Statistical Production Allocation from Homogenous End-Members

quantifiably allocate fluids back to homogeneous end-members

GeoMark Research utilizes statistical software to assess petroleum fluids and in the example above quantifiably allocate fluids back to homogeneous end-members. This example, as with the stratigraphic diagram above, assumes three end-members (A/B/C) which define unique points to allocate to. The homogenity is controlled and all of the wells analyzed are in-house mixes and therefore have a known and comparable allocation. The results indicate that in a perfect system, where homogenity is expected, allocation is a powerful tool for understanding quantified mixing of produced oils. Years of data that has been collected across the North American unconventional resource plays prove that homogenity is the exception and not the rule.

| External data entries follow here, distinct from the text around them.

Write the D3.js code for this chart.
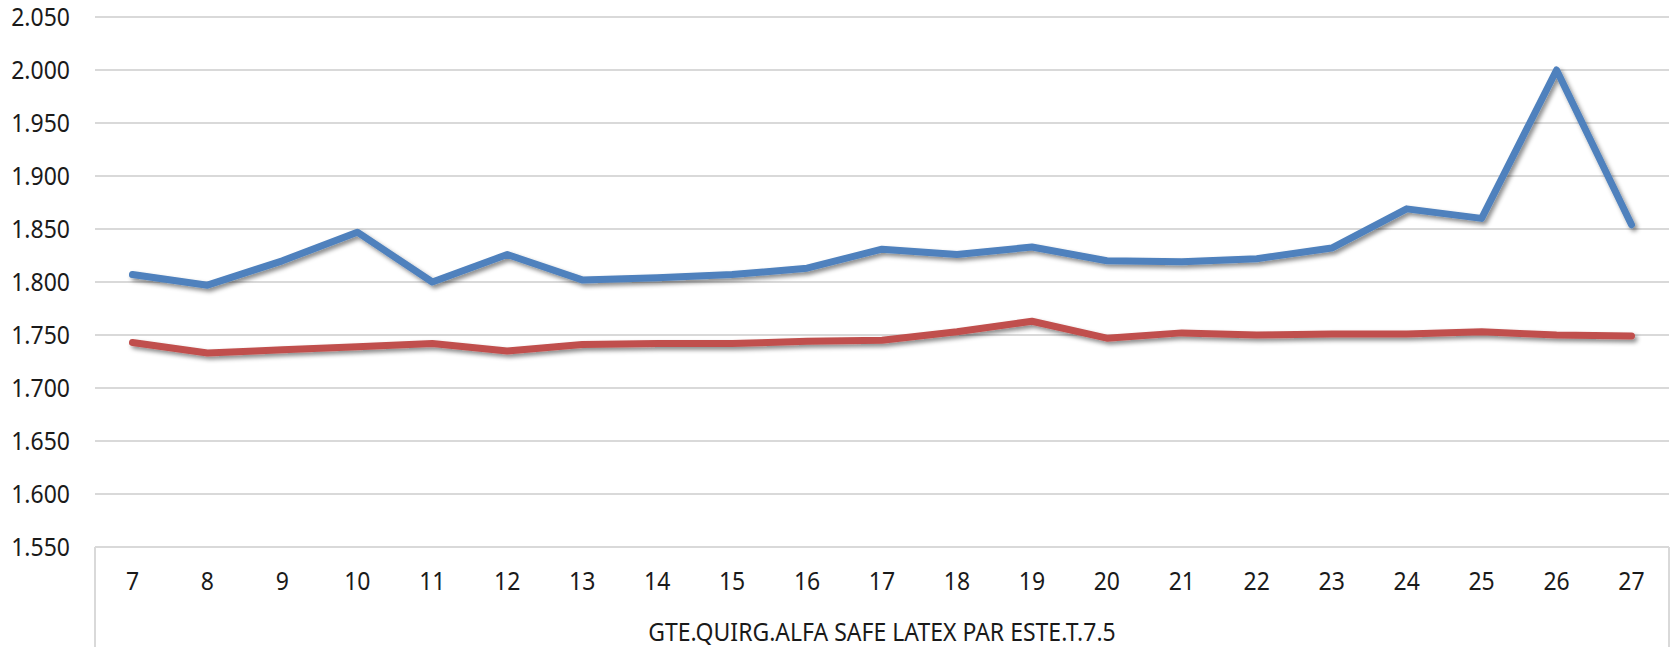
<!DOCTYPE html>
<html>
<head>
<meta charset="utf-8">
<script src="https://cdn.jsdelivr.net/npm/d3@7"></script>
<style>
  html, body { margin: 0; padding: 0; background: #fff; }
  svg { display: block; }
  text { font-family: "Noto Sans", "Open Sans", sans-serif; fill: #1a1a1a; }
</style>
</head>
<body>
<svg id="chart" width="1675" height="647"></svg>
<script>
const categories = ["7","8","9","10","11","12","13","14","15","16","17","18","19","20","21","22","23","24","25","26","27"];
const groupLabel = "GTE.QUIRG.ALFA SAFE LATEX PAR ESTE.T.7.5";
const seriesBlue = [1.807,1.797,1.820,1.847,1.800,1.826,1.802,1.804,1.807,1.813,1.831,1.826,1.833,1.820,1.819,1.822,1.832,1.869,1.860,2.000,1.854];
const seriesRed  = [1.743,1.733,1.736,1.739,1.742,1.735,1.741,1.742,1.742,1.744,1.745,1.753,1.763,1.747,1.752,1.750,1.751,1.751,1.753,1.750,1.749];
const yTicks = [1.550,1.600,1.650,1.700,1.750,1.800,1.850,1.900,1.950,2.000,2.050];

const svg = d3.select("#chart");
const mLeft = 95, mRight = 1669, mTop = 17, mBottom = 547;
const FS = 25, SX = 0.92;   // font size and horizontal condensing of text

const x = d3.scaleBand().domain(categories).range([mLeft, mRight]).padding(0);
const y = d3.scaleLinear().domain([1.55, 2.05]).range([mBottom, mTop]);

const defs = svg.append("defs");
const f = defs.append("filter").attr("id","shadow").attr("x","-5%").attr("y","-50%").attr("width","110%").attr("height","200%");
f.append("feDropShadow").attr("dx",2.5).attr("dy",3).attr("stdDeviation",2).attr("flood-color","#000").attr("flood-opacity",0.45);

const fmt = v => d3.format(".3f")(v);

// gridlines
svg.append("g").selectAll("line").data(yTicks).join("line")
  .attr("x1", mLeft).attr("x2", mRight)
  .attr("y1", d => y(d)).attr("y2", d => y(d))
  .attr("stroke", "#d9d9d9").attr("stroke-width", 2);

// y axis labels
const yPad = 25;
const yAxis = d3.axisLeft(y).tickValues(yTicks).tickFormat(fmt).tickSize(0).tickPadding(yPad);
const gy = svg.append("g").attr("transform", `translate(${mLeft},0)`).call(yAxis);
gy.select(".domain").remove();
gy.selectAll("text").attr("font-size", FS).attr("fill", "#1a1a1a")
  .style("font-family", '"Noto Sans", sans-serif')
  .attr("x", -yPad / SX).attr("transform", `scale(${SX},1)`);

// category box lines
svg.append("line").attr("x1", mLeft).attr("x2", mLeft).attr("y1", mBottom).attr("y2", 647).attr("stroke", "#d9d9d9").attr("stroke-width", 2);
svg.append("line").attr("x1", mRight).attr("x2", mRight).attr("y1", mBottom).attr("y2", 647).attr("stroke", "#d9d9d9").attr("stroke-width", 2);

// x axis labels
const xAxis = d3.axisBottom(x).tickSize(0).tickPadding(25);
const gx = svg.append("g").attr("transform", `translate(0,${mBottom})`).call(xAxis);
gx.select(".domain").remove();
gx.selectAll("text").attr("font-size", FS).attr("fill", "#1a1a1a")
  .style("font-family", '"Noto Sans", sans-serif')
  .attr("transform", `scale(${SX},1)`);

// group label
svg.append("text").attr("x", (mLeft + mRight) / 2 / SX).attr("y", 641)
  .attr("transform", `scale(${SX},1)`)
  .attr("text-anchor", "middle").attr("font-size", FS).text(groupLabel);

// lines
const line = d3.line().x((d, i) => x(categories[i]) + x.bandwidth() / 2).y(d => y(d));
const series = [{values: seriesBlue, color: "#4f81bd"}, {values: seriesRed, color: "#c0504d"}];
svg.append("g").attr("filter", "url(#shadow)").selectAll("path").data(series.slice().reverse()).join("path")
  .attr("d", d => line(d.values))
  .attr("fill", "none").attr("stroke", d => d.color)
  .attr("stroke-width", 7).attr("stroke-linecap", "round").attr("stroke-linejoin", "round");
</script>
</body>
</html>
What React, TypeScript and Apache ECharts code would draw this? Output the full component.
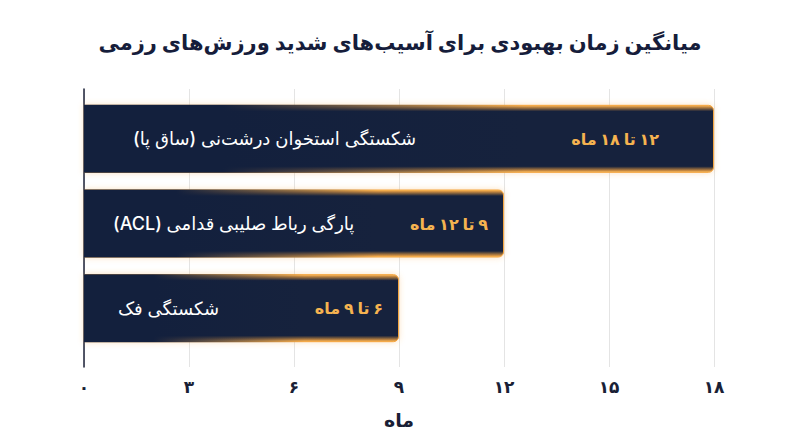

Statistical Assessment of Heterogeneous Production Fluids

unconventional play in the USA with three target zone

Acknowledging heterogeneity exists in unconventional systems and their associated complexities does not mean reservoir geochemistry studies provide no added value. In fact, reservoir geochemistry studies are far more informative when this natural variability is considered.

However, we need to ask: What analytical method(s) and statistical model(s) actually best describes these systems? The example shown above represents an unconventional play in the USA with three target zones (A’/B’/C’) and production fluids from 15 wells, all sampled at defined time intervals. Core extracts were collected across the target zones and while variability is evident, overall the extracted fluids and the production fluids, from the defined target zones, are clearly geochemically related.

Production fluids from Zone B preserve a range of geochemical signatures. The extracted fluids from this zone preserve a similar range but, crucially none of the wells preserve a geochemical shift or trend through time (R1 to R3). These results almost certainly reflect natural variability as a result of geologic migration and fluid co-mingling prior to production. Wells from Zone C also preserve a geochemical range, however unlike wells from Zone B they also preserve a geochemical shift from R1 to R2 before stabilizing. However, statistically all of the wells are still clustering as Zone C producing fluids through time. Geologic mixing and co-mingling (Upper and Lower Zone C fluids) can be invoked for the overall range in signatures across the wells but (within zone) frack generated co-mingling which has tapered out after R1 is suggested for all of the individual wells producing from this zone.

In the dataset only one well, targetting Zone A, shifts between statsitical groupings in the hierarchical cluster analysis (HCA) dendrogram. All of the results indicate this sample, in R1, produced a co-mingled Zone A/Zone B fluid which by R2 had geochemically shifted to characteristics of the other Zone A well. This implies an initial Zone A/B frack induced co-mingling production in R1, which tapered out, resulting in a dominant Zone A signature in R2 and beyond.

Although, a quantitative assessment could be unertaken on this sample set, the defined contributions would not reflect reality. In contrast, a statistical assessment provides much greater value to the questions operators have, rather than focusing on allocations which might be mathematically precise but geologically inaccurate.

Conclusions

Reservoir geochemistry studies that combine core-oil correlation and fluid changes through time are valuable tools in understanding and monitoring unconventional plays. Quantitative allocation of fluids in these systems is possible and the mathematics are straightforward. However, given the known variability and natural heterogenity within these systems, we believe a statistical allocation assessment of produced oils is far more effective at addressing operators needs.